Recorded data

----------------

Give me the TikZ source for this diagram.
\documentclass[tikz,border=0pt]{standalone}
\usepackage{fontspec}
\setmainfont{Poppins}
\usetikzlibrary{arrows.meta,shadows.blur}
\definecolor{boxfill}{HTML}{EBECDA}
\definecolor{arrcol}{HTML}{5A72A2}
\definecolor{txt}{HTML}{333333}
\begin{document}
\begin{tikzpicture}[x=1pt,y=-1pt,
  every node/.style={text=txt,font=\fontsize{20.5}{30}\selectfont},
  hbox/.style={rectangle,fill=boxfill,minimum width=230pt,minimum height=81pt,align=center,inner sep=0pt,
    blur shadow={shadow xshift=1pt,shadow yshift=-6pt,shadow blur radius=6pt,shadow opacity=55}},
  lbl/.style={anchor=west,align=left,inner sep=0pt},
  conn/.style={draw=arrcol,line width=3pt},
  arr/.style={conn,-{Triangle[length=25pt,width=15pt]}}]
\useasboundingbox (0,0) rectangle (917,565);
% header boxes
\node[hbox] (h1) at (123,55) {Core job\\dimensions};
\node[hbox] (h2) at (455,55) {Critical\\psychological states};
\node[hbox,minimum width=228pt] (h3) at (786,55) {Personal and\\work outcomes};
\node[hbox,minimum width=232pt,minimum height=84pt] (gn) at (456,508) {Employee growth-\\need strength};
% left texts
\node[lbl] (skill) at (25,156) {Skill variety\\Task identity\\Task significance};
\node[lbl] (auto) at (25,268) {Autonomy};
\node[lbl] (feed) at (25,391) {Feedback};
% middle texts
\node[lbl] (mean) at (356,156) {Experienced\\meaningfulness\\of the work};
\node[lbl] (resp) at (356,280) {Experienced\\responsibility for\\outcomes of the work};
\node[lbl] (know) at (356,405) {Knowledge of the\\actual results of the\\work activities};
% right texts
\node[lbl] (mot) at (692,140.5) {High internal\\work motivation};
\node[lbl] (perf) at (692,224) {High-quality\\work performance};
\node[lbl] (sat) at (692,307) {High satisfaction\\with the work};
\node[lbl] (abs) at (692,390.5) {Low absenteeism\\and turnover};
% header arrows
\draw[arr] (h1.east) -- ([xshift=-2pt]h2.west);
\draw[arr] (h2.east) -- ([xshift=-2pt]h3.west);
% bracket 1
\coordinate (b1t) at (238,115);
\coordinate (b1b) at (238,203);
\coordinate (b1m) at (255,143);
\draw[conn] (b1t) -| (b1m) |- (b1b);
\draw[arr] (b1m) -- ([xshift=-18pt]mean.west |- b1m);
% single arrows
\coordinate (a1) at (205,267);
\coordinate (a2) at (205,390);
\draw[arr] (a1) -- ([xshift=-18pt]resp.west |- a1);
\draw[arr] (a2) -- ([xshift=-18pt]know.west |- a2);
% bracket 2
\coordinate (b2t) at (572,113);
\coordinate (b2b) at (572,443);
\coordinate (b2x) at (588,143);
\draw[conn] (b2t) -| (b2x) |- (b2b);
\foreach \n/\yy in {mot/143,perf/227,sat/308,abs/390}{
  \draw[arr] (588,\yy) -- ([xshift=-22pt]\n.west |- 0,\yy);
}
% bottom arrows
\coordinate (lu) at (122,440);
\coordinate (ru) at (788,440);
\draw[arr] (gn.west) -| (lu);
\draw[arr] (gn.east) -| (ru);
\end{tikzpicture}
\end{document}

----------------

What is required
Extract each line of the material exactly as it stands.

Result of the exercise
Give me the TikZ source for this diagram.
\documentclass[tikz,border=0pt]{standalone}
\usepackage{fontspec}
\setmainfont{Poppins}
\usetikzlibrary{arrows.meta,shadows.blur}
\definecolor{boxfill}{HTML}{EBECDA}
\definecolor{arrcol}{HTML}{5A72A2}
\definecolor{txt}{HTML}{333333}
\begin{document}
\begin{tikzpicture}[x=1pt,y=-1pt,
  every node/.style={text=txt,font=\fontsize{20.5}{30}\selectfont},
  hbox/.style={rectangle,fill=boxfill,minimum width=230pt,minimum height=81pt,align=center,inner sep=0pt,
    blur shadow={shadow xshift=1pt,shadow yshift=-6pt,shadow blur radius=6pt,shadow opacity=55}},
  lbl/.style={anchor=west,align=left,inner sep=0pt},
  conn/.style={draw=arrcol,line width=3pt},
  arr/.style={conn,-{Triangle[length=25pt,width=15pt]}}]
\useasboundingbox (0,0) rectangle (917,565);
% header boxes
\node[hbox] (h1) at (123,55) {Core job\\dimensions};
\node[hbox] (h2) at (455,55) {Critical\\psychological states};
\node[hbox,minimum width=228pt] (h3) at (786,55) {Personal and\\work outcomes};
\node[hbox,minimum width=232pt,minimum height=84pt] (gn) at (456,508) {Employee growth-\\need strength};
% left texts
\node[lbl] (skill) at (25,156) {Skill variety\\Task identity\\Task significance};
\node[lbl] (auto) at (25,268) {Autonomy};
\node[lbl] (feed) at (25,391) {Feedback};
% middle texts
\node[lbl] (mean) at (356,156) {Experienced\\meaningfulness\\of the work};
\node[lbl] (resp) at (356,280) {Experienced\\responsibility for\\outcomes of the work};
\node[lbl] (know) at (356,405) {Knowledge of the\\actual results of the\\work activities};
% right texts
\node[lbl] (mot) at (692,140.5) {High internal\\work motivation};
\node[lbl] (perf) at (692,224) {High-quality\\work performance};
\node[lbl] (sat) at (692,307) {High satisfaction\\with the work};
\node[lbl] (abs) at (692,390.5) {Low absenteeism\\and turnover};
% header arrows
\draw[arr] (h1.east) -- ([xshift=-2pt]h2.west);
\draw[arr] (h2.east) -- ([xshift=-2pt]h3.west);
% bracket 1
\coordinate (b1t) at (238,115);
\coordinate (b1b) at (238,203);
\coordinate (b1m) at (255,143);
\draw[conn] (b1t) -| (b1m) |- (b1b);
\draw[arr] (b1m) -- ([xshift=-18pt]mean.west |- b1m);
% single arrows
\coordinate (a1) at (205,267);
\coordinate (a2) at (205,390);
\draw[arr] (a1) -- ([xshift=-18pt]resp.west |- a1);
\draw[arr] (a2) -- ([xshift=-18pt]know.west |- a2);
% bracket 2
\coordinate (b2t) at (572,113);
\coordinate (b2b) at (572,443);
\coordinate (b2x) at (588,143);
\draw[conn] (b2t) -| (b2x) |- (b2b);
\foreach \n/\yy in {mot/143,perf/227,sat/308,abs/390}{
  \draw[arr] (588,\yy) -- ([xshift=-22pt]\n.west |- 0,\yy);
}
% bottom arrows
\coordinate (lu) at (122,440);
\coordinate (ru) at (788,440);
\draw[arr] (gn.west) -| (lu);
\draw[arr] (gn.east) -| (ru);
\end{tikzpicture}
\end{document}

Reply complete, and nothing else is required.